What the exercise asks »
Transcribe all of the data exactly. Omit the pictures.

Recorded information »
[START]

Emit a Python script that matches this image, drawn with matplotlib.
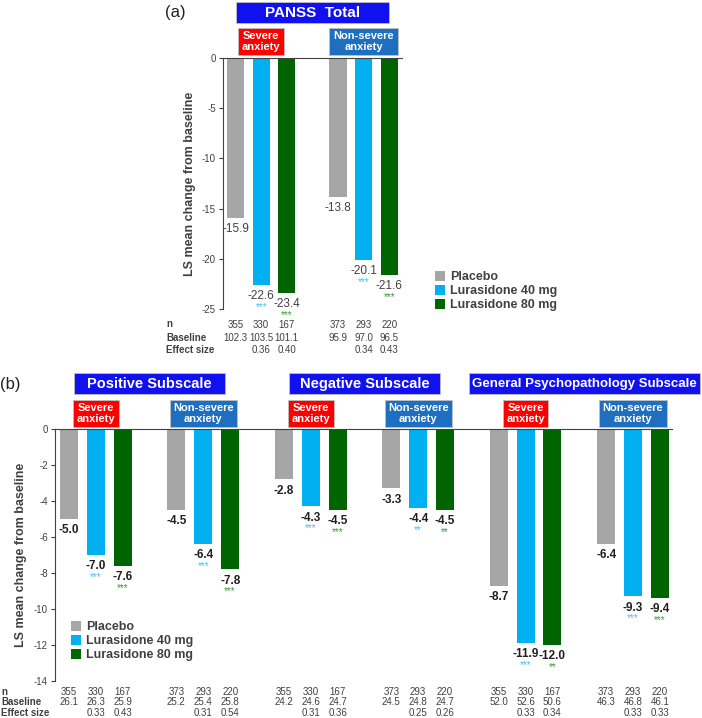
import matplotlib
matplotlib.use("Agg")
import matplotlib.pyplot as plt
from matplotlib.patches import Rectangle
from matplotlib.transforms import blended_transform_factory
from matplotlib import font_manager

# --- data ---
arms = ["Placebo", "Lurasidone 40 mg", "Lurasidone 80 mg"]
colors = ["#A6A6A6", "#00B0F0", "#006400"]
star_colors = ["#A6A6A6", "#3FC3F5", "#3A9A3A"]

# (a) PANSS total, groups: severe, non-severe
a_values = [[-15.9, -22.6, -23.4], [-13.8, -20.1, -21.6]]
a_stars = [["", "***", "***"], ["", "***", "***"]]
a_n = [[355, 330, 167], [373, 293, 220]]
a_baseline = [["102.3", "103.5", "101.1"], ["95.9", "97.0", "96.5"]]
a_effect = [["", "0.36", "0.40"], ["", "0.34", "0.43"]]

# (b) subscales, groups: pos sev, pos non, neg sev, neg non, gen sev, gen non
subscales = ["Positive Subscale", "Negative Subscale", "General Psychopathology Subscale"]
b_values = [[-5.0, -7.0, -7.6], [-4.5, -6.4, -7.8],
            [-2.8, -4.3, -4.5], [-3.3, -4.4, -4.5],
            [-8.7, -11.9, -12.0], [-6.4, -9.3, -9.4]]
b_stars = [["", "***", "***"], ["", "***", "***"],
           ["", "***", "***"], ["", "**", "**"],
           ["", "***", "**"], ["", "***", "***"]]
b_n = [[355, 330, 167], [373, 293, 220]] * 3
b_baseline = [["26.1", "26.3", "25.9"], ["25.2", "25.4", "25.8"],
              ["24.2", "24.6", "24.7"], ["24.5", "24.8", "24.7"],
              ["52.0", "52.6", "50.6"], ["46.3", "46.8", "46.1"]]
b_effect = [["", "0.33", "0.43"], ["", "0.31", "0.54"],
            ["", "0.31", "0.36"], ["", "0.25", "0.26"],
            ["", "0.33", "0.34"], ["", "0.33", "0.33"]]

# fonts
names = {f.name for f in font_manager.fontManager.ttflist}
NARROW = ["Liberation Sans Narrow", "Liberation Sans"] if "Liberation Sans Narrow" in names else ["Liberation Sans"]
plt.rcParams["font.family"] = ["Liberation Sans", "DejaVu Sans"]

DARK = "#404040"
BLUE_BOX = "#1010F0"
RED_BOX = "#FF0000"
NS_BOX = "#1F6FC0"

fig = plt.figure(figsize=(7.02, 7.18), dpi=100)
axa = fig.add_axes([223/702, 1-309/718, 179/702, 251/718])
axb = fig.add_axes([55/702, 1-681/718, 617/702, 252/718])


def draw_panel(ax, values, stars, ns, bases, effs, ylim, yticks, xlim, lab_weight, lab_color, rows_y):
    tr = ax.get_xaxis_transform()
    for g, grp in enumerate(values):
        for i, v in enumerate(grp):
            x = 4*g + i
            ax.bar(x, v, width=0.67, color=colors[i], linewidth=0,
                   label=arms[i] if g == 0 else None)
            ax.annotate(f"{v:.1f}", (x, v), xytext=(0, -8), textcoords="offset points",
                        ha="center", va="center", fontsize=8.5, family=NARROW,
                        color=lab_color, fontweight=lab_weight)
            if stars[g][i]:
                ax.annotate(stars[g][i], (x, v), xytext=(0, -18), textcoords="offset points",
                            ha="center", va="baseline", fontsize=7, family=NARROW,
                            color=star_colors[i])
            ax.text(x, rows_y[0], str(ns[g][i]), transform=tr, ha="center", va="center",
                    fontsize=7, family=NARROW, color=DARK)
            ax.text(x, rows_y[1], bases[g][i], transform=tr, ha="center", va="center",
                    fontsize=7, family=NARROW, color=DARK)
            ax.text(x, rows_y[2], effs[g][i], transform=tr, ha="center", va="center",
                    fontsize=7, family=NARROW, color=DARK)
    ax.set_ylim(*ylim)
    ax.set_xlim(*xlim)
    ax.set_yticks(yticks)
    ax.set_yticklabels([str(t) for t in yticks], fontsize=7, color=DARK, family=NARROW)
    ax.tick_params(axis="y", length=3, color=DARK, pad=2)
    ax.set_xticks([])
    for s in ["right", "bottom"]:
        ax.spines[s].set_visible(False)
    for s in ["left", "top"]:
        ax.spines[s].set_color(DARK)
        ax.spines[s].set_linewidth(0.8)
    ax.set_ylabel("LS mean change from baseline", fontsize=9, fontweight="bold", color=DARK)


def box(ax, xc, w, y0, h, color, text, fs):
    tr = blended_transform_factory(ax.transData, ax.transAxes)
    ax.add_patch(Rectangle((xc - w/2, y0), w, h, transform=tr, facecolor=color,
                           edgecolor="#C0C0C0", linewidth=0.6, clip_on=False))
    ax.text(xc, y0 + h/2, text, transform=tr, ha="center", va="center", color="white",
            fontsize=fs, fontweight="bold", linespacing=1.05, clip_on=False)


# (a)
draw_panel(axa, a_values, a_stars, a_n, a_baseline, a_effect, (-25, 0),
           [0, -5, -10, -15, -20, -25], (-0.49, 6.5), "normal", DARK,
           [-0.062, -0.115, -0.163])
axa.yaxis.set_label_coords(-0.15, 0.5)
for g in range(2):
    if g == 0:
        box(axa, 4*g + 1, 1.8, 1.012, 0.108, RED_BOX, "Severe\nanxiety", 8)
    else:
        box(axa, 4*g + 1, 2.67, 1.012, 0.108, NS_BOX, "Non-severe\nanxiety", 8)
box(axa, 3, 6.0, 1.139, 0.084, BLUE_BOX, "PANSS  Total", 11)
fig.text(175/702, 1-13/718, "(a)", fontsize=12, ha="center", va="center", color="#202020")
axa.legend(loc="center left", bbox_to_anchor=(430/702, 1-291/718), bbox_transform=fig.transFigure,
           frameon=False, prop={"weight": "bold", "size": 9}, handlelength=0.8, handleheight=0.8,
           handletextpad=0.4, labelspacing=0.15, borderaxespad=0, labelcolor=DARK)
for lab, yy in zip(["n", "Baseline", "Effect size"], [324, 338, 350]):
    fig.text(166/702, 1-yy/718, lab, fontsize=7, fontweight="bold", family=NARROW,
             color=DARK, va="center", ha="left")

# (b)
draw_panel(axb, b_values, b_stars, b_n, b_baseline, b_effect, (-14, 0),
           [0, -2, -4, -6, -8, -10, -12, -14], (-0.52, 22.45), "bold", "#202020",
           [-0.044, -0.085, -0.127])
axb.yaxis.set_label_coords(-0.045, 0.5)
for g in range(6):
    if g % 2 == 0:
        box(axb, 4*g + 1, 1.7, 1.008, 0.107, RED_BOX, "Severe\nanxiety", 8)
    else:
        box(axb, 4*g + 1, 2.5, 1.008, 0.107, NS_BOX, "Non-severe\nanxiety", 8)
for k, name in enumerate(subscales):
    w = 8.6 if k == 2 else 5.6
    xc = 8*k + 3 + (0.2 if k == 2 else 0)
    box(axb, xc, w, 1.139, 0.083, BLUE_BOX, name, 10.5 if k < 2 else 9.5)
fig.text(10/702, 1-384/718, "(b)", fontsize=12, ha="center", va="center", color="#202020")
axb.legend(loc="center left", bbox_to_anchor=(66/702, 1-641/718), bbox_transform=fig.transFigure,
           frameon=False, prop={"weight": "bold", "size": 9}, handlelength=0.8, handleheight=0.8,
           handletextpad=0.4, labelspacing=0.15, borderaxespad=0, labelcolor=DARK)
for lab, yy in zip(["n", "Baseline", "Effect size"], [692, 702, 713]):
    fig.text(1/702, 1-yy/718, lab, fontsize=7, fontweight="bold", family=NARROW,
             color=DARK, va="center", ha="left")

fig.savefig("out.png", dpi=100)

[END]

The completed task »
Emit a Python script that matches this image, drawn with matplotlib.
import matplotlib
matplotlib.use("Agg")
import matplotlib.pyplot as plt
from matplotlib.patches import Rectangle
from matplotlib.transforms import blended_transform_factory
from matplotlib import font_manager

# --- data ---
arms = ["Placebo", "Lurasidone 40 mg", "Lurasidone 80 mg"]
colors = ["#A6A6A6", "#00B0F0", "#006400"]
star_colors = ["#A6A6A6", "#3FC3F5", "#3A9A3A"]

# (a) PANSS total, groups: severe, non-severe
a_values = [[-15.9, -22.6, -23.4], [-13.8, -20.1, -21.6]]
a_stars = [["", "***", "***"], ["", "***", "***"]]
a_n = [[355, 330, 167], [373, 293, 220]]
a_baseline = [["102.3", "103.5", "101.1"], ["95.9", "97.0", "96.5"]]
a_effect = [["", "0.36", "0.40"], ["", "0.34", "0.43"]]

# (b) subscales, groups: pos sev, pos non, neg sev, neg non, gen sev, gen non
subscales = ["Positive Subscale", "Negative Subscale", "General Psychopathology Subscale"]
b_values = [[-5.0, -7.0, -7.6], [-4.5, -6.4, -7.8],
            [-2.8, -4.3, -4.5], [-3.3, -4.4, -4.5],
            [-8.7, -11.9, -12.0], [-6.4, -9.3, -9.4]]
b_stars = [["", "***", "***"], ["", "***", "***"],
           ["", "***", "***"], ["", "**", "**"],
           ["", "***", "**"], ["", "***", "***"]]
b_n = [[355, 330, 167], [373, 293, 220]] * 3
b_baseline = [["26.1", "26.3", "25.9"], ["25.2", "25.4", "25.8"],
              ["24.2", "24.6", "24.7"], ["24.5", "24.8", "24.7"],
              ["52.0", "52.6", "50.6"], ["46.3", "46.8", "46.1"]]
b_effect = [["", "0.33", "0.43"], ["", "0.31", "0.54"],
            ["", "0.31", "0.36"], ["", "0.25", "0.26"],
            ["", "0.33", "0.34"], ["", "0.33", "0.33"]]

# fonts
names = {f.name for f in font_manager.fontManager.ttflist}
NARROW = ["Liberation Sans Narrow", "Liberation Sans"] if "Liberation Sans Narrow" in names else ["Liberation Sans"]
plt.rcParams["font.family"] = ["Liberation Sans", "DejaVu Sans"]

DARK = "#404040"
BLUE_BOX = "#1010F0"
RED_BOX = "#FF0000"
NS_BOX = "#1F6FC0"

fig = plt.figure(figsize=(7.02, 7.18), dpi=100)
axa = fig.add_axes([223/702, 1-309/718, 179/702, 251/718])
axb = fig.add_axes([55/702, 1-681/718, 617/702, 252/718])


def draw_panel(ax, values, stars, ns, bases, effs, ylim, yticks, xlim, lab_weight, lab_color, rows_y):
    tr = ax.get_xaxis_transform()
    for g, grp in enumerate(values):
        for i, v in enumerate(grp):
            x = 4*g + i
            ax.bar(x, v, width=0.67, color=colors[i], linewidth=0,
                   label=arms[i] if g == 0 else None)
            ax.annotate(f"{v:.1f}", (x, v), xytext=(0, -8), textcoords="offset points",
                        ha="center", va="center", fontsize=8.5, family=NARROW,
                        color=lab_color, fontweight=lab_weight)
            if stars[g][i]:
                ax.annotate(stars[g][i], (x, v), xytext=(0, -18), textcoords="offset points",
                            ha="center", va="baseline", fontsize=7, family=NARROW,
                            color=star_colors[i])
            ax.text(x, rows_y[0], str(ns[g][i]), transform=tr, ha="center", va="center",
                    fontsize=7, family=NARROW, color=DARK)
            ax.text(x, rows_y[1], bases[g][i], transform=tr, ha="center", va="center",
                    fontsize=7, family=NARROW, color=DARK)
            ax.text(x, rows_y[2], effs[g][i], transform=tr, ha="center", va="center",
                    fontsize=7, family=NARROW, color=DARK)
    ax.set_ylim(*ylim)
    ax.set_xlim(*xlim)
    ax.set_yticks(yticks)
    ax.set_yticklabels([str(t) for t in yticks], fontsize=7, color=DARK, family=NARROW)
    ax.tick_params(axis="y", length=3, color=DARK, pad=2)
    ax.set_xticks([])
    for s in ["right", "bottom"]:
        ax.spines[s].set_visible(False)
    for s in ["left", "top"]:
        ax.spines[s].set_color(DARK)
        ax.spines[s].set_linewidth(0.8)
    ax.set_ylabel("LS mean change from baseline", fontsize=9, fontweight="bold", color=DARK)


def box(ax, xc, w, y0, h, color, text, fs):
    tr = blended_transform_factory(ax.transData, ax.transAxes)
    ax.add_patch(Rectangle((xc - w/2, y0), w, h, transform=tr, facecolor=color,
                           edgecolor="#C0C0C0", linewidth=0.6, clip_on=False))
    ax.text(xc, y0 + h/2, text, transform=tr, ha="center", va="center", color="white",
            fontsize=fs, fontweight="bold", linespacing=1.05, clip_on=False)


# (a)
draw_panel(axa, a_values, a_stars, a_n, a_baseline, a_effect, (-25, 0),
           [0, -5, -10, -15, -20, -25], (-0.49, 6.5), "normal", DARK,
           [-0.062, -0.115, -0.163])
axa.yaxis.set_label_coords(-0.15, 0.5)
for g in range(2):
    if g == 0:
        box(axa, 4*g + 1, 1.8, 1.012, 0.108, RED_BOX, "Severe\nanxiety", 8)
    else:
        box(axa, 4*g + 1, 2.67, 1.012, 0.108, NS_BOX, "Non-severe\nanxiety", 8)
box(axa, 3, 6.0, 1.139, 0.084, BLUE_BOX, "PANSS  Total", 11)
fig.text(175/702, 1-13/718, "(a)", fontsize=12, ha="center", va="center", color="#202020")
axa.legend(loc="center left", bbox_to_anchor=(430/702, 1-291/718), bbox_transform=fig.transFigure,
           frameon=False, prop={"weight": "bold", "size": 9}, handlelength=0.8, handleheight=0.8,
           handletextpad=0.4, labelspacing=0.15, borderaxespad=0, labelcolor=DARK)
for lab, yy in zip(["n", "Baseline", "Effect size"], [324, 338, 350]):
    fig.text(166/702, 1-yy/718, lab, fontsize=7, fontweight="bold", family=NARROW,
             color=DARK, va="center", ha="left")

# (b)
draw_panel(axb, b_values, b_stars, b_n, b_baseline, b_effect, (-14, 0),
           [0, -2, -4, -6, -8, -10, -12, -14], (-0.52, 22.45), "bold", "#202020",
           [-0.044, -0.085, -0.127])
axb.yaxis.set_label_coords(-0.045, 0.5)
for g in range(6):
    if g % 2 == 0:
        box(axb, 4*g + 1, 1.7, 1.008, 0.107, RED_BOX, "Severe\nanxiety", 8)
    else:
        box(axb, 4*g + 1, 2.5, 1.008, 0.107, NS_BOX, "Non-severe\nanxiety", 8)
for k, name in enumerate(subscales):
    w = 8.6 if k == 2 else 5.6
    xc = 8*k + 3 + (0.2 if k == 2 else 0)
    box(axb, xc, w, 1.139, 0.083, BLUE_BOX, name, 10.5 if k < 2 else 9.5)
fig.text(10/702, 1-384/718, "(b)", fontsize=12, ha="center", va="center", color="#202020")
axb.legend(loc="center left", bbox_to_anchor=(66/702, 1-641/718), bbox_transform=fig.transFigure,
           frameon=False, prop={"weight": "bold", "size": 9}, handlelength=0.8, handleheight=0.8,
           handletextpad=0.4, labelspacing=0.15, borderaxespad=0, labelcolor=DARK)
for lab, yy in zip(["n", "Baseline", "Effect size"], [692, 702, 713]):
    fig.text(1/702, 1-yy/718, lab, fontsize=7, fontweight="bold", family=NARROW,
             color=DARK, va="center", ha="left")

fig.savefig("out.png", dpi=100)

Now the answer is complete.